▶ What is being asked: Copy each line below that includes "script".

▶ Data shown:
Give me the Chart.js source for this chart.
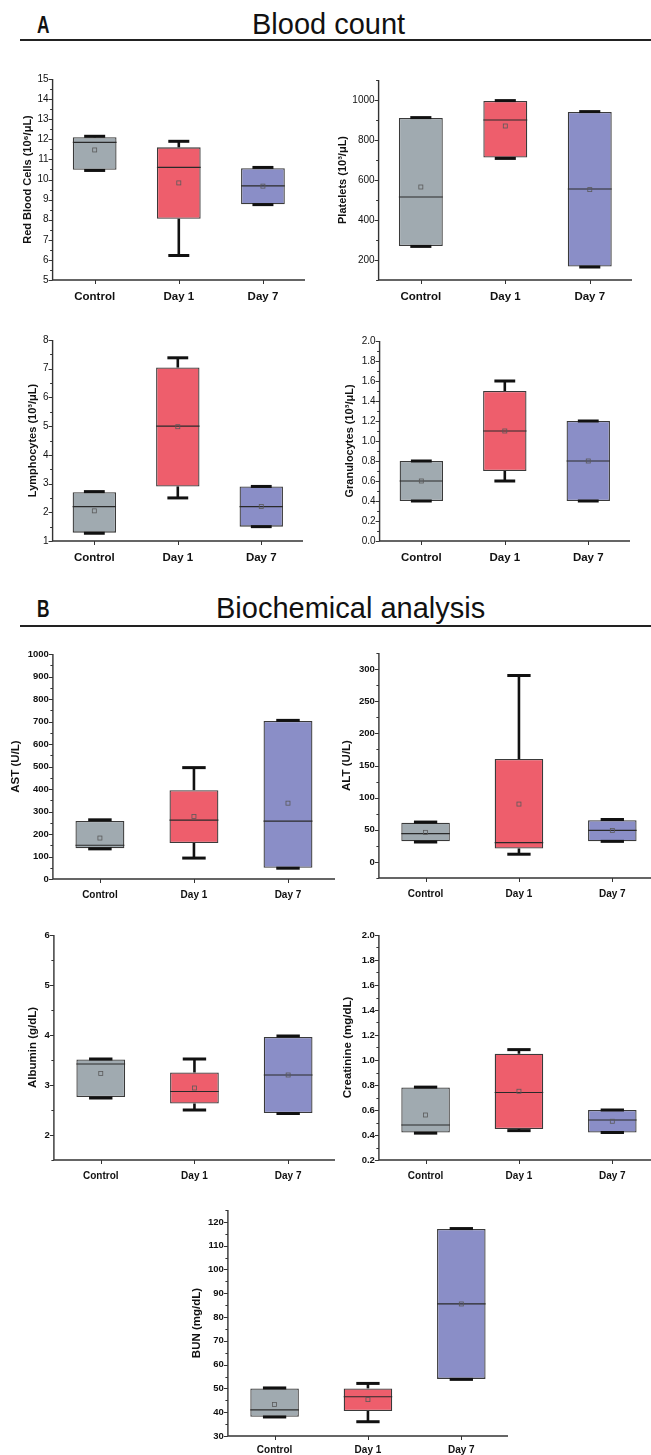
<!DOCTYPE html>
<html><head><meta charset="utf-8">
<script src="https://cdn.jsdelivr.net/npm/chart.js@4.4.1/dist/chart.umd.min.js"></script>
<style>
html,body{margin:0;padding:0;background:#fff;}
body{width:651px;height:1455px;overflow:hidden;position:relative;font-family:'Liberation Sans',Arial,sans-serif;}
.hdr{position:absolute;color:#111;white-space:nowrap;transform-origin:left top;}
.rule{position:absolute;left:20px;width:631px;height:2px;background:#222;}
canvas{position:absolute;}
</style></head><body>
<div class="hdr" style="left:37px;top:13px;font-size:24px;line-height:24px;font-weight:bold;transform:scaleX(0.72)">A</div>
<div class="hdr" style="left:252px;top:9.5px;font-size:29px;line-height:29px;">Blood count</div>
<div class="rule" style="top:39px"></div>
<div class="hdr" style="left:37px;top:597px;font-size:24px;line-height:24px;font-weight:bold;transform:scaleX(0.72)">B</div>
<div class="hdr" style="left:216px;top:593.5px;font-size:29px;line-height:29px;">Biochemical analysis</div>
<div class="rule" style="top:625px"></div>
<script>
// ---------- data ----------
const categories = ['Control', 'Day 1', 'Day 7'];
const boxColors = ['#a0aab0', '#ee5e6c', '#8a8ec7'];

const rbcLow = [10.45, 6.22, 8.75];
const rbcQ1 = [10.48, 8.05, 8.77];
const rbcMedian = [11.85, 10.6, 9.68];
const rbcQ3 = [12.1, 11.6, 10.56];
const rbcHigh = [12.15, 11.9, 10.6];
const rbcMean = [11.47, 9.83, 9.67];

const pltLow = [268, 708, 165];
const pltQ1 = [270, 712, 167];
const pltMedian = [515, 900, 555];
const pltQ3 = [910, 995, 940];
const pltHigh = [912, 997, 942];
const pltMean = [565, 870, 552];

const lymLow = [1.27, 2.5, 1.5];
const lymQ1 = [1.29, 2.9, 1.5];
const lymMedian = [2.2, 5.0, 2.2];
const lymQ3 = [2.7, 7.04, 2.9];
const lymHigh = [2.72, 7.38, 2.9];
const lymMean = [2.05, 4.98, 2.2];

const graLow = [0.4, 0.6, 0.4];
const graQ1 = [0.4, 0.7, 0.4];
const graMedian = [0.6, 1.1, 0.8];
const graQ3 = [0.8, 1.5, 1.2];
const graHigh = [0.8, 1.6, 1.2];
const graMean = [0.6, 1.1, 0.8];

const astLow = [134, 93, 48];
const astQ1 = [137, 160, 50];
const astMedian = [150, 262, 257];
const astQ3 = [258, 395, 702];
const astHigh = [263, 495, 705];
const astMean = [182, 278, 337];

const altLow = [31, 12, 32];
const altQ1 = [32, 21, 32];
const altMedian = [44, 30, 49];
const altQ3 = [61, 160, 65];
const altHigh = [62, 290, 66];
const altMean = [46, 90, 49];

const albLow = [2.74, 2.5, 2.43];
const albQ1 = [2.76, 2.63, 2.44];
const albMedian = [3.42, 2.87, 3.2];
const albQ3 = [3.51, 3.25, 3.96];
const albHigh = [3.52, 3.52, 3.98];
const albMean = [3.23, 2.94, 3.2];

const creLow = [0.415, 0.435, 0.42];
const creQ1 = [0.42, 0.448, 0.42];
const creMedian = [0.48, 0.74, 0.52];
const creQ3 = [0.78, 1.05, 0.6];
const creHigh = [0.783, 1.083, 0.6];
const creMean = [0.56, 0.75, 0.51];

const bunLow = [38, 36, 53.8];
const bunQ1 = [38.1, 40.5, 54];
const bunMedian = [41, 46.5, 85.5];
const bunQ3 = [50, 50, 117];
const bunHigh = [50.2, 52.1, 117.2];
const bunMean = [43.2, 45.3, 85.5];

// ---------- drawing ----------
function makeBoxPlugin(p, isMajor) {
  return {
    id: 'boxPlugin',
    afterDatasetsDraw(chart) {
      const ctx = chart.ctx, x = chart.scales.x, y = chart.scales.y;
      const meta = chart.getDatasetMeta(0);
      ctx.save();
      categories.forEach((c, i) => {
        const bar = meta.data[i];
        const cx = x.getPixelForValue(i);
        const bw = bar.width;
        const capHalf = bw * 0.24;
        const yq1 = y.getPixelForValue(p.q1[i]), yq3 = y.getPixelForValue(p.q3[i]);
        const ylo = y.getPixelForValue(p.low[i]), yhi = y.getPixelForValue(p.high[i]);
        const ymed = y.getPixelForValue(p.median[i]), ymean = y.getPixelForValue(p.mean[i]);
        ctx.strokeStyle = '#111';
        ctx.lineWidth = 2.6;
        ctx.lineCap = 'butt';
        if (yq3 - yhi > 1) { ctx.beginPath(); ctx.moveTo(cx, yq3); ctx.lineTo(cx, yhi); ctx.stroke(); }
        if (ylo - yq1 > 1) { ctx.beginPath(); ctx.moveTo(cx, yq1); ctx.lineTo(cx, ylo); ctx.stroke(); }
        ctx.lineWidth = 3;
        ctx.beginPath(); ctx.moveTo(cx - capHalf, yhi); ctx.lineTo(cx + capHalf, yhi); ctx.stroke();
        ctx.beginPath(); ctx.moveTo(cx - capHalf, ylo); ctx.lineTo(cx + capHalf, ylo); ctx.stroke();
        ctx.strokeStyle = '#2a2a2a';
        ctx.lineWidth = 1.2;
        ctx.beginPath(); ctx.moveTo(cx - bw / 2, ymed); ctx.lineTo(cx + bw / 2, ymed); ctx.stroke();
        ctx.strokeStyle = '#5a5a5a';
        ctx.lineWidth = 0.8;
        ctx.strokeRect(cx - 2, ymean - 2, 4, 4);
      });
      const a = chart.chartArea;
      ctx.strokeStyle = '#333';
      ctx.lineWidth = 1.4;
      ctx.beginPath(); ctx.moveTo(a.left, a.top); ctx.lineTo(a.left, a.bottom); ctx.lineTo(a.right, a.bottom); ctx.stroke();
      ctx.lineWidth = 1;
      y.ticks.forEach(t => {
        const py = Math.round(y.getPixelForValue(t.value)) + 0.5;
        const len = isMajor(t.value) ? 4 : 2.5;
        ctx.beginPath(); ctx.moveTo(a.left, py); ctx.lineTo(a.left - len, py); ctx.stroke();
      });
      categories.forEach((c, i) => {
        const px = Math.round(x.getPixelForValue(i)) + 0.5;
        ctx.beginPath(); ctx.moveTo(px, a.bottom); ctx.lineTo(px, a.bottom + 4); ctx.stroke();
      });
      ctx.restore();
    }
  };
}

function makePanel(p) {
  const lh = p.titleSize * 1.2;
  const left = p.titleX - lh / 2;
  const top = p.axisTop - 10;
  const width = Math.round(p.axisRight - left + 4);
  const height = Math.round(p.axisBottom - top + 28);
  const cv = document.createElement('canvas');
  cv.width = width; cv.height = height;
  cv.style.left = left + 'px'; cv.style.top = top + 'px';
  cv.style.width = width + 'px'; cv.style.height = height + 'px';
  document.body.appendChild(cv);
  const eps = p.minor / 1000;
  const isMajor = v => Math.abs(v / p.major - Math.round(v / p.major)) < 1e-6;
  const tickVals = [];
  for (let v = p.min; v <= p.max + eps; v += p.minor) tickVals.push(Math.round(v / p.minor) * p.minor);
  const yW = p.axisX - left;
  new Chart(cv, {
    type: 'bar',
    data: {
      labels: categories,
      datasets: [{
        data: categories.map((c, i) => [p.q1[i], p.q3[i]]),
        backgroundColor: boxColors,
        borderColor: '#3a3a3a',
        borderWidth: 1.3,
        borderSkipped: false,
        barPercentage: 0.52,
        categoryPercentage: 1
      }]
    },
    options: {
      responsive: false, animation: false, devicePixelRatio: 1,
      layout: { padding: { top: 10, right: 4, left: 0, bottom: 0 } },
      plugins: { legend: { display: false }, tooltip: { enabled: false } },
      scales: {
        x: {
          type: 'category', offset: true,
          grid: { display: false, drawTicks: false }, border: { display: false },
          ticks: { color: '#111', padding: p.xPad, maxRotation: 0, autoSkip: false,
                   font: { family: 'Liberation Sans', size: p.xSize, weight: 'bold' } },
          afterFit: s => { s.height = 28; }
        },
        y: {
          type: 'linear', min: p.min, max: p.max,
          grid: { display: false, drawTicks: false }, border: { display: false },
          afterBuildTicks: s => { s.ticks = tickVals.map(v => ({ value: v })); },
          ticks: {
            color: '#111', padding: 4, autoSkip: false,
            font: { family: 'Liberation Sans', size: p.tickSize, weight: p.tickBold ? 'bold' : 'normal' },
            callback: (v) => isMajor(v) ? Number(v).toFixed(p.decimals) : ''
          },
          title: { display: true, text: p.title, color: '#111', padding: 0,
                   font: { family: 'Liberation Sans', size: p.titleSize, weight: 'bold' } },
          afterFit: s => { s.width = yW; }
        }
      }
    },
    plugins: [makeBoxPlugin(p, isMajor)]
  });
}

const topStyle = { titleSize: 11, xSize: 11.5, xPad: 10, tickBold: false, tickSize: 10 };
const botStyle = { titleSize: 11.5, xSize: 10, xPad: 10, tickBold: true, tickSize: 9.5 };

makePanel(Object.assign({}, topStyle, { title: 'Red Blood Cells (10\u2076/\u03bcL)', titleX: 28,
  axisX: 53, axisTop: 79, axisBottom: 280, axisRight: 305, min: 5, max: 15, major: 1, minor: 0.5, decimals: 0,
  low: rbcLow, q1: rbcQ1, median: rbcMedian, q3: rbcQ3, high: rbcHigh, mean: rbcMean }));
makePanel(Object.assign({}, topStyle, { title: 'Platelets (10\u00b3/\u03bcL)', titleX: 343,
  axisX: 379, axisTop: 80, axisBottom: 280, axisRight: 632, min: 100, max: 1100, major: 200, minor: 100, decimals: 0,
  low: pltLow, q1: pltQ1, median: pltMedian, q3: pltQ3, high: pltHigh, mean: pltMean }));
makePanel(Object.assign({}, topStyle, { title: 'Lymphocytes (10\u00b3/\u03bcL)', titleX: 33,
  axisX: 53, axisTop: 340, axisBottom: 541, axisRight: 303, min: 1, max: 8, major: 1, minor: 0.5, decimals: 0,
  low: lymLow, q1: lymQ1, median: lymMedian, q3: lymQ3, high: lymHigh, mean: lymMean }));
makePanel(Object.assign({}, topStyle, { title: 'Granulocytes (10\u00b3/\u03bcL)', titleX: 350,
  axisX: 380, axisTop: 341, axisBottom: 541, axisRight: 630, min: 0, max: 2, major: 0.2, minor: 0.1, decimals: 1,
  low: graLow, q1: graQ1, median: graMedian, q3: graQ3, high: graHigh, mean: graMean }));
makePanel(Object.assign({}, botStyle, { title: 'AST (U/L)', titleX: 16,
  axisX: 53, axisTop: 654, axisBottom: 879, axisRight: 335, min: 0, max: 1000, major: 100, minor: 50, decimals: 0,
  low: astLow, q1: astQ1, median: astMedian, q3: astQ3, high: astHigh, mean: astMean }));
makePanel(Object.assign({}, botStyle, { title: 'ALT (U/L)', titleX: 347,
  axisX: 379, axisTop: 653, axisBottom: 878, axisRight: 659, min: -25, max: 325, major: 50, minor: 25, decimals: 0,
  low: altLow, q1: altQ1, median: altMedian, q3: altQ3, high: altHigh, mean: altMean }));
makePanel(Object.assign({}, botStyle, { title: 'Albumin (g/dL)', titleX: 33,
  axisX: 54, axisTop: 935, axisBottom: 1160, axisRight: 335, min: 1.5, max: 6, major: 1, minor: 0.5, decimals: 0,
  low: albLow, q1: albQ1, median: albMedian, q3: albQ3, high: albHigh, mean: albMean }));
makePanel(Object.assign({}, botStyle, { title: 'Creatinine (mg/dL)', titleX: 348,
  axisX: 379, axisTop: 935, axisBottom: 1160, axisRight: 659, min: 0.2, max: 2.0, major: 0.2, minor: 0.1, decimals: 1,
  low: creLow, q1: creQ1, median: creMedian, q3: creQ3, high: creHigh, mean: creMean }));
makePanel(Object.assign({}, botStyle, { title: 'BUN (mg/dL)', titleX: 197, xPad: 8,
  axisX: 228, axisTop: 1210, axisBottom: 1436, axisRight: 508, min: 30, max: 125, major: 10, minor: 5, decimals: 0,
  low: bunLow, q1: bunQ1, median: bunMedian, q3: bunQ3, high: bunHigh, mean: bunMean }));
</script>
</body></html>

---

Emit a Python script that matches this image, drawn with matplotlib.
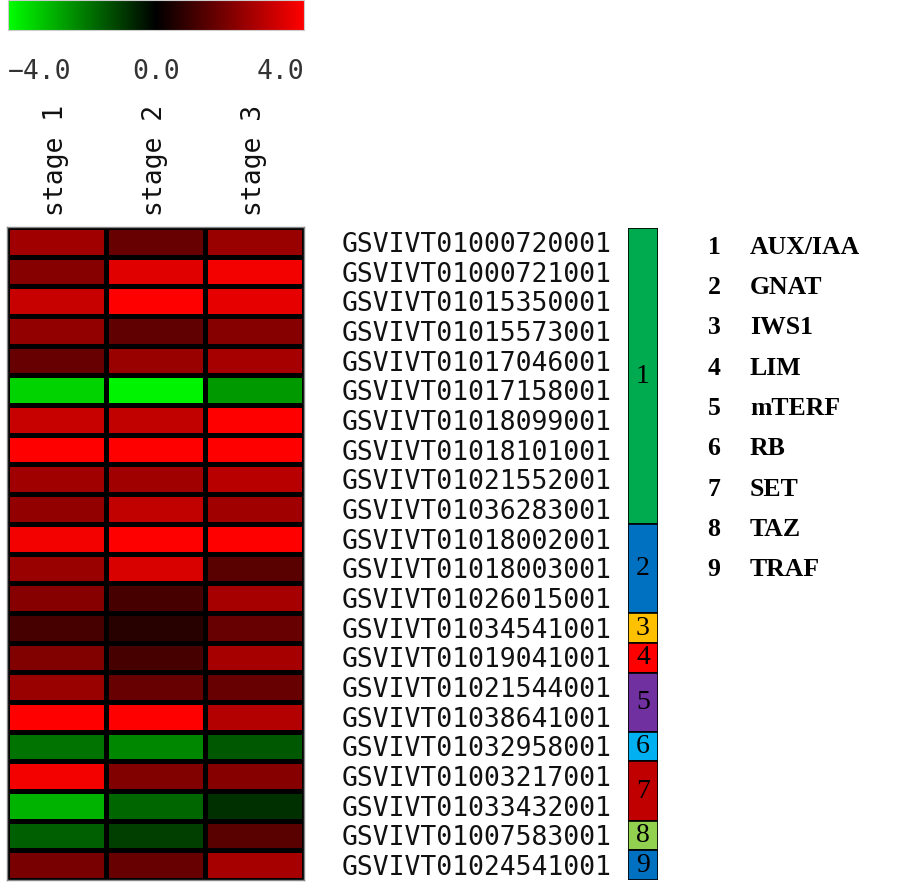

▶ Task output:
<script src="https://cdn.jsdelivr.net/npm/chart.js@4.4.1/dist/chart.umd.min.js"></script>
<script>
</script>
Emit a Python script that matches this image, drawn with matplotlib.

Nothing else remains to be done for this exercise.